-- start SUPPLIED RECORDS --

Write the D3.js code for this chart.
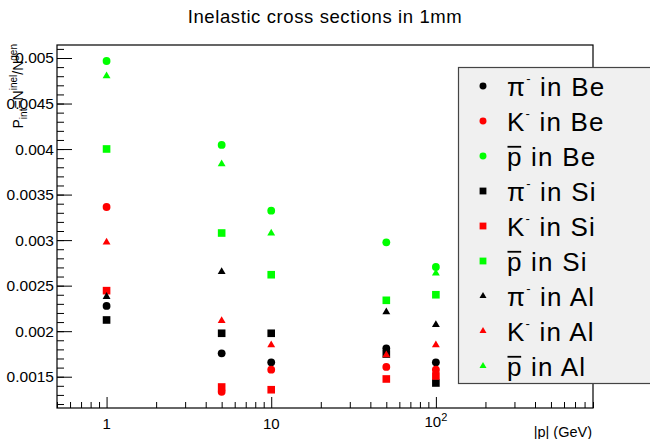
<!doctype html>
<html>
<head>
<style>
    body { margin: 0; background: #fff; }
    text { font-family: "Liberation Sans", Arial, sans-serif; fill: #000; }
</style>
</head>
<body>
    <div class="container"></div>

    <script src="https://d3js.org/d3.v7.min.js"></script>

    <script>
        // momentum points (GeV)
        const momenta = [1, 5, 10, 50, 100];

        // interaction probability
        const piBe   = [0.002277, 0.001757, 0.001658, 0.001810, 0.001658];
        const kBe    = [0.003364, 0.001335, 0.001577, 0.001607, 0.001577];
        const pbarBe = [0.004967, 0.004045, 0.003323, 0.002976, 0.002706];
        const piSi   = [0.002123, 0.001977, 0.001977, 0.001749, 0.001431];
        const kSi    = [0.002445, 0.001387, 0.001357, 0.001475, 0.001508];
        const pbarSi = [0.004001, 0.003078, 0.002620, 0.002339, 0.002400];
        const piAl   = [0.002379, 0.002653, null,     0.002211, 0.002071];
        const kAl    = [0.002976, 0.002115, 0.001848, 0.001738, 0.001848];
        const pbarAl = [0.004802, 0.003836, 0.003075, null,     0.002636];

        const yTicks = [0.0015, 0.002, 0.0025, 0.003, 0.0035, 0.004, 0.0045, 0.005];
        const xTicks = [1, 10, 100];
        const xTickLabels = [['1'], ['10'], ['10', '2']];

        const series = [
            {values: piBe,   particle: 'pi',   target: 'Be', shape: d3.symbolCircle,   color: '#000'},
            {values: kBe,    particle: 'K',    target: 'Be', shape: d3.symbolCircle,   color: '#ff0000'},
            {values: pbarBe, particle: 'pbar', target: 'Be', shape: d3.symbolCircle,   color: '#00ff00'},
            {values: piSi,   particle: 'pi',   target: 'Si', shape: d3.symbolSquare,   color: '#000'},
            {values: kSi,    particle: 'K',    target: 'Si', shape: d3.symbolSquare,   color: '#ff0000'},
            {values: pbarSi, particle: 'pbar', target: 'Si', shape: d3.symbolSquare,   color: '#00ff00'},
            {values: piAl,   particle: 'pi',   target: 'Al', shape: d3.symbolTriangle, color: '#000'},
            {values: kAl,    particle: 'K',    target: 'Al', shape: d3.symbolTriangle, color: '#ff0000'},
            {values: pbarAl, particle: 'pbar', target: 'Al', shape: d3.symbolTriangle, color: '#00ff00'}
        ];

        const W = 650, H = 439;
        const frame = {left: 57, top: 45, right: 593, bottom: 408};

        const svg = d3.select('.container').append('svg').attr('width', W).attr('height', H);

        const x = d3.scaleLog().domain([0.5, 900]).range([frame.left, frame.right]);
        const y = d3.scaleLinear().domain([0.0011563, 0.0051428]).range([frame.bottom, frame.top]);

        const markerSize = (shape, k) => {
            if (shape === d3.symbolCircle) return 48 * k;
            if (shape === d3.symbolSquare) return 58 * k;
            return 27 * k;
        };

        // title
        svg.append('text')
            .attr('x', 325).attr('y', 23)
            .attr('text-anchor', 'middle')
            .style('font-size', '18.5px')
            .style('letter-spacing', '0.6px')
            .text('Inelastic cross sections in 1mm');

        // frame
        svg.append('rect')
            .attr('x', frame.left).attr('y', frame.top)
            .attr('width', frame.right - frame.left).attr('height', frame.bottom - frame.top)
            .attr('fill', 'none').attr('stroke', '#000').attr('stroke-width', 1.2);

        // y axis, ticks pointing inwards
        const yMinor = d3.range(12, 52).map(d => d / 10000);
        svg.append('g')
            .attr('transform', `translate(${frame.left},0)`)
            .call(d3.axisLeft(y).tickValues(yMinor).tickSize(-7).tickFormat(''))
            .call(g => g.select('.domain').remove());
        svg.append('g')
            .attr('transform', `translate(${frame.left},0)`)
            .call(d3.axisLeft(y).tickValues(yTicks).tickSize(-15).tickPadding(3).tickFormat(d3.format('~g')))
            .call(g => g.select('.domain').remove())
            .call(g => g.selectAll('text').style('font-size', '15.5px').attr('font-family', null));

        // x axis
        const xMinor = [];
        [0.1, 1, 10, 100].forEach(dec => d3.range(2, 10).forEach(m => {
            const v = dec * m;
            if (v >= 0.5 && v <= 900) xMinor.push(v);
        }));
        svg.append('g')
            .attr('transform', `translate(0,${frame.bottom})`)
            .call(d3.axisBottom(x).tickValues(xMinor).tickSize(-6).tickFormat(''))
            .call(g => g.select('.domain').remove());
        svg.append('g')
            .attr('transform', `translate(0,${frame.bottom})`)
            .call(d3.axisBottom(x).tickValues(xTicks).tickSize(-11).tickFormat(''))
            .call(g => g.select('.domain').remove());

        xTicks.forEach((t, i) => {
            const lab = xTickLabels[i];
            const txt = svg.append('text')
                .attr('x', x(t)).attr('y', 429)
                .attr('text-anchor', 'middle')
                .style('font-size', '15px');
            txt.append('tspan').text(lab[0]);
            if (lab[1]) {
                txt.attr('y', 427);
                txt.append('tspan').attr('dy', -6).style('font-size', '11px').text(lab[1]);
            }
        });

        // axis titles
        svg.append('text')
            .attr('x', 592).attr('y', 437)
            .attr('text-anchor', 'end')
            .style('font-size', '14.5px')
            .text('|p| (GeV)');

        const yl = svg.append('text')
            .attr('transform', 'translate(23,44) rotate(-90)')
            .attr('text-anchor', 'end')
            .style('font-size', '14px');
        yl.append('tspan').text('P');
        yl.append('tspan').attr('dy', 4).style('font-size', '10px').text('int');
        yl.append('tspan').attr('dy', -4).text('=N');
        yl.append('tspan').attr('dy', -6).style('font-size', '10px').text('inel');
        yl.append('tspan').attr('dy', 6).text('/N');
        yl.append('tspan').attr('dy', -6).style('font-size', '10px').text('gen');

        // markers
        series.forEach(s => {
            const pts = momenta.map((m, i) => ({m, v: s.values[i]})).filter(d => d.v !== null);
            svg.append('g').selectAll('path').data(pts).enter().append('path')
                .attr('transform', d => `translate(${x(d.m)},${y(d.v)})`)
                .attr('d', d3.symbol().type(s.shape).size(markerSize(s.shape, 1)))
                .attr('fill', s.color);
        });

        // legend
        const leg = svg.append('g');
        leg.append('rect')
            .attr('x', 458.5).attr('y', 67.5)
            .attr('width', 200).attr('height', 316)
            .attr('fill', '#f0f0f0').attr('stroke', '#444').attr('stroke-width', 1.2);

        const legFs = 26;
        series.forEach((s, i) => {
            const cy = 86 + i * 35;
            leg.append('path')
                .attr('transform', `translate(483,${cy})`)
                .attr('d', d3.symbol().type(s.shape).size(markerSize(s.shape, 0.8)))
                .attr('fill', s.color);

            const t = leg.append('text')
                .attr('x', 507).attr('y', cy + 9.5)
                .style('font-size', legFs + 'px')
                .style('letter-spacing', '1.2px')
                .attr('xml:space', 'preserve');
            if (s.particle === 'pbar') {
                const p = t.append('tspan').text('p');
                t.append('tspan').text(' in ' + s.target);
                const w = p.node().getComputedTextLength();
                leg.append('line')
                    .attr('x1', 507.5).attr('x2', 507 + w - 1.5)
                    .attr('y1', cy + 9.5 - 0.72 * legFs).attr('y2', cy + 9.5 - 0.72 * legFs)
                    .attr('stroke', '#000').attr('stroke-width', 1.8);
            } else {
                t.append('tspan').text(s.particle === 'pi' ? 'π' : 'K');
                t.append('tspan').attr('dy', -13).style('font-size', '13px').text('-');
                t.append('tspan').attr('dy', 13).text(' in ' + s.target);
            }
        });
    </script>
</body>
</html>
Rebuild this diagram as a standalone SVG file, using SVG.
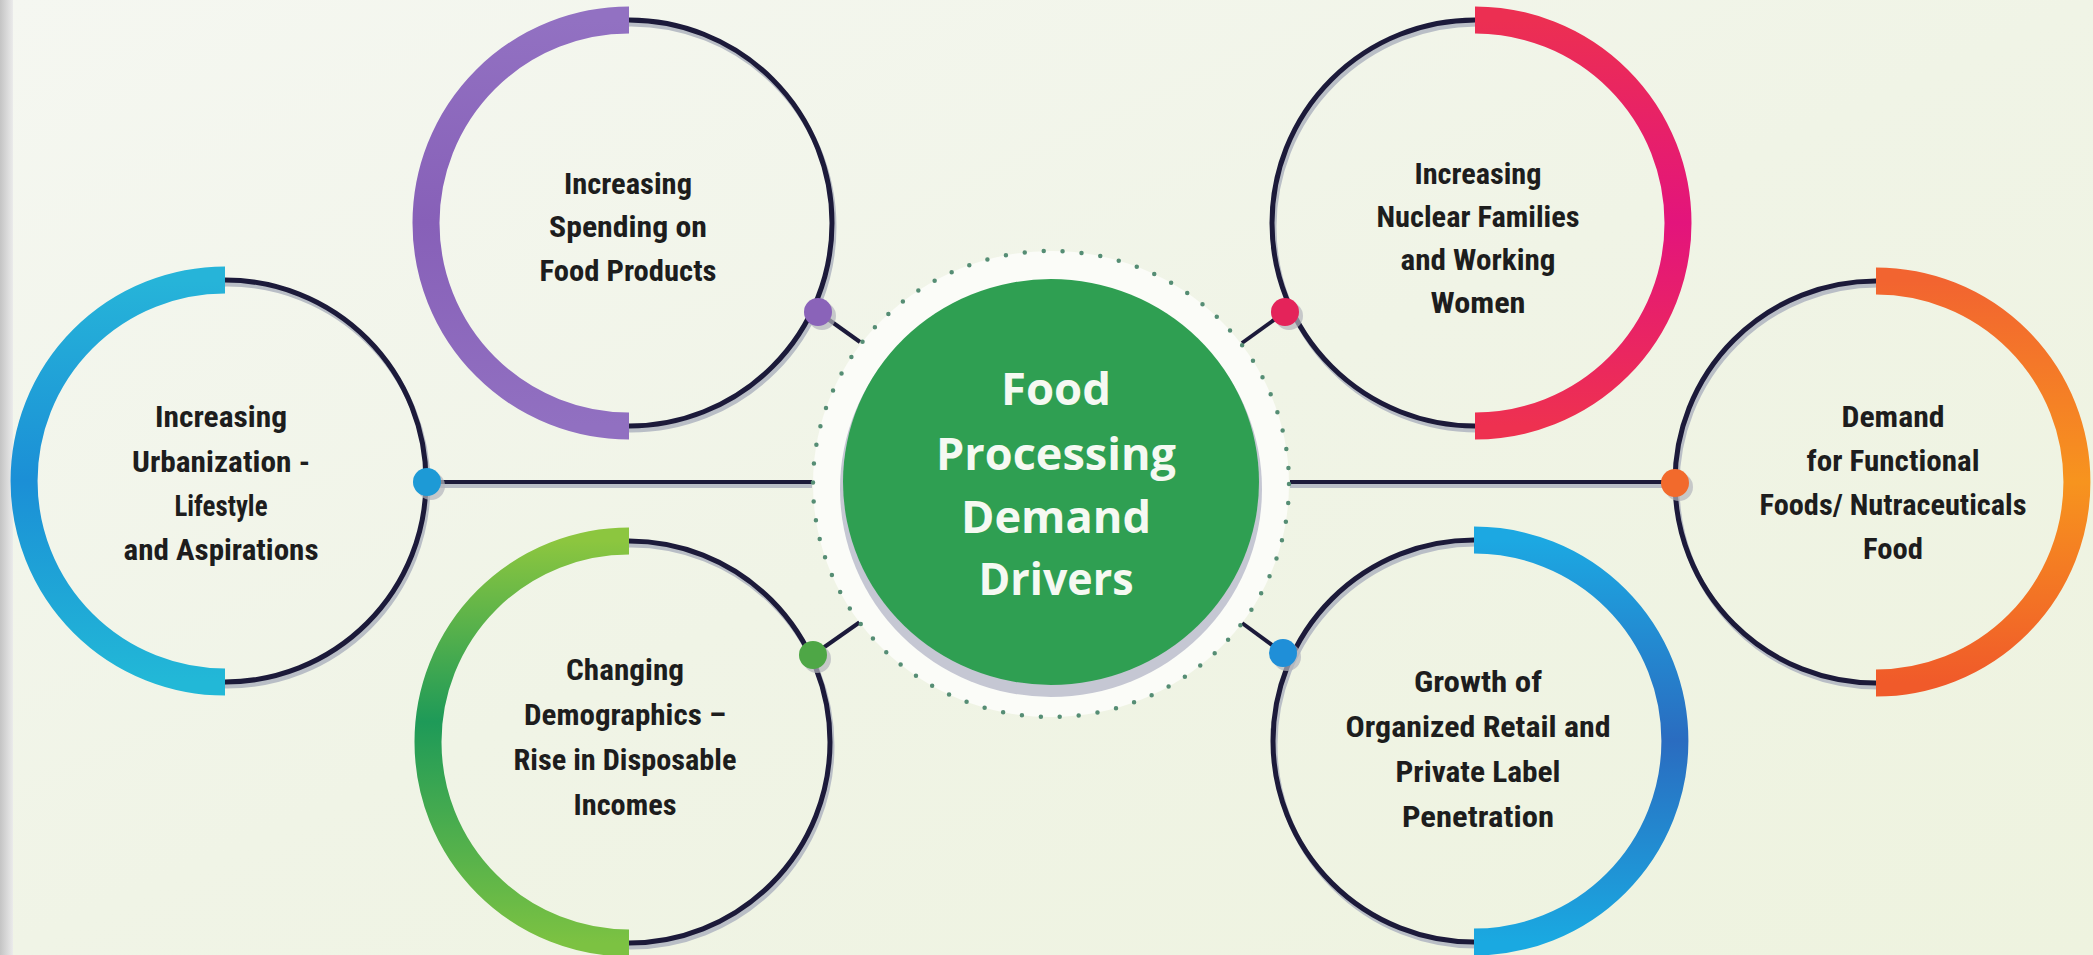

-- end SUPPLIED RECORDS --

**WRITTEN REQUEST**
Extract, word for word, each line from the top of the data down to and including the line with "const xTickLabels = [['1'], ['10'], ['10', '2']];"; skip the pictures.

**SOLVED PROBLEM**
Write the D3.js code for this chart.
<!doctype html>
<html>
<head>
<style>
    body { margin: 0; background: #fff; }
    text { font-family: "Liberation Sans", Arial, sans-serif; fill: #000; }
</style>
</head>
<body>
    <div class="container"></div>

    <script src="https://d3js.org/d3.v7.min.js"></script>

    <script>
        // momentum points (GeV)
        const momenta = [1, 5, 10, 50, 100];

        // interaction probability
        const piBe   = [0.002277, 0.001757, 0.001658, 0.001810, 0.001658];
        const kBe    = [0.003364, 0.001335, 0.001577, 0.001607, 0.001577];
        const pbarBe = [0.004967, 0.004045, 0.003323, 0.002976, 0.002706];
        const piSi   = [0.002123, 0.001977, 0.001977, 0.001749, 0.001431];
        const kSi    = [0.002445, 0.001387, 0.001357, 0.001475, 0.001508];
        const pbarSi = [0.004001, 0.003078, 0.002620, 0.002339, 0.002400];
        const piAl   = [0.002379, 0.002653, null,     0.002211, 0.002071];
        const kAl    = [0.002976, 0.002115, 0.001848, 0.001738, 0.001848];
        const pbarAl = [0.004802, 0.003836, 0.003075, null,     0.002636];

        const yTicks = [0.0015, 0.002, 0.0025, 0.003, 0.0035, 0.004, 0.0045, 0.005];
        const xTicks = [1, 10, 100];
        const xTickLabels = [['1'], ['10'], ['10', '2']];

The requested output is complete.